● **Set problem**:
Retype the data exactly, from its first line to the line containing "var subtitle = '(Miles de toneladas)';", including both, and skip any picture.

● **Information shown**:
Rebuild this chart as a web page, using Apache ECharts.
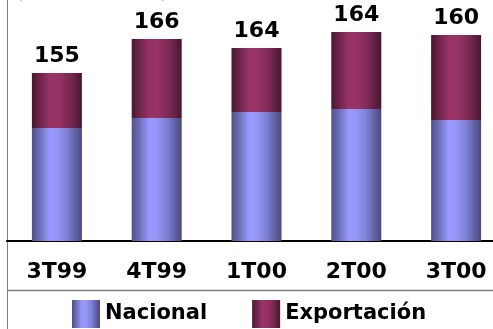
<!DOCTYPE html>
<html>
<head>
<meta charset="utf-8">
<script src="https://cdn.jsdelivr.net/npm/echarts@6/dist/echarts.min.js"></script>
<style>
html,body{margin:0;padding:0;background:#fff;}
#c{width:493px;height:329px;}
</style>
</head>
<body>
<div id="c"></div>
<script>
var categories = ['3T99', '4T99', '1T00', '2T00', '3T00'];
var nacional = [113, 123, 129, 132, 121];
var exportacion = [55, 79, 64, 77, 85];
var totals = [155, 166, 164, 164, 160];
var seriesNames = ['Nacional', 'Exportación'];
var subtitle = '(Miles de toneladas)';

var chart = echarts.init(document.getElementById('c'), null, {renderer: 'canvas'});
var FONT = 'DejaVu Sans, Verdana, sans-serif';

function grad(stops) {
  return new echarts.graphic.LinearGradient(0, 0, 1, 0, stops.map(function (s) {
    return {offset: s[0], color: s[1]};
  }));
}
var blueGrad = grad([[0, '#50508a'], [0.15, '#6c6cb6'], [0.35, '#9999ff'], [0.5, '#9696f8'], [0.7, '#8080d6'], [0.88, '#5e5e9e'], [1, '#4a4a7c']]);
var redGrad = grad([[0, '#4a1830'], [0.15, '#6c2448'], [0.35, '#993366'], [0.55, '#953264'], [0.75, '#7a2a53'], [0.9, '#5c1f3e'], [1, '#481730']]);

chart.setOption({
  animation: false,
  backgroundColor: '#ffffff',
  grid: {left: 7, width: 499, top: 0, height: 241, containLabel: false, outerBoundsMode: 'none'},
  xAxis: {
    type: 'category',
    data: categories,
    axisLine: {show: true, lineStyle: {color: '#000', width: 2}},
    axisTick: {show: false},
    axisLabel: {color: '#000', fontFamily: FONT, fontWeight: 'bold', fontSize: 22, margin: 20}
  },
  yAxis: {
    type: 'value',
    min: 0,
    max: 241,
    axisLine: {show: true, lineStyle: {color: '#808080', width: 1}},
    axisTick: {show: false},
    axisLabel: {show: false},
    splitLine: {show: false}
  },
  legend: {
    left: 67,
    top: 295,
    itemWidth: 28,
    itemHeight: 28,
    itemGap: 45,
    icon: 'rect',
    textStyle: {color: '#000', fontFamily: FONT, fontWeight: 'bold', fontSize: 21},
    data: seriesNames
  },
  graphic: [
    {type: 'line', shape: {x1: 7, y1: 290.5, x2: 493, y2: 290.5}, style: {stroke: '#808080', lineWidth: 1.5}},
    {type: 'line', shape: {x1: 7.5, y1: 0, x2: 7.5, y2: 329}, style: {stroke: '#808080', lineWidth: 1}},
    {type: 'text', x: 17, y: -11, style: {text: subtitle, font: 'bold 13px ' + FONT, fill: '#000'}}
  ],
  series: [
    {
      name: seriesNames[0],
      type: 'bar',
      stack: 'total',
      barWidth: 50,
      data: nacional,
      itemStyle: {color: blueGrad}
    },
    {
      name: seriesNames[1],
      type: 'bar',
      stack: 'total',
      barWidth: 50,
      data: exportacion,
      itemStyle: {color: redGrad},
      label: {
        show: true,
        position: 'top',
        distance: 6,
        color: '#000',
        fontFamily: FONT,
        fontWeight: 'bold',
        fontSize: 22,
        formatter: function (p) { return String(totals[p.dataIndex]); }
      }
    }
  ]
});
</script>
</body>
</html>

● **Solution for this problem**:
Rebuild this chart as a web page, using Apache ECharts.
<!DOCTYPE html>
<html>
<head>
<meta charset="utf-8">
<script src="https://cdn.jsdelivr.net/npm/echarts@6/dist/echarts.min.js"></script>
<style>
html,body{margin:0;padding:0;background:#fff;}
#c{width:493px;height:329px;}
</style>
</head>
<body>
<div id="c"></div>
<script>
var categories = ['3T99', '4T99', '1T00', '2T00', '3T00'];
var nacional = [113, 123, 129, 132, 121];
var exportacion = [55, 79, 64, 77, 85];
var totals = [155, 166, 164, 164, 160];
var seriesNames = ['Nacional', 'Exportación'];
var subtitle = '(Miles de toneladas)';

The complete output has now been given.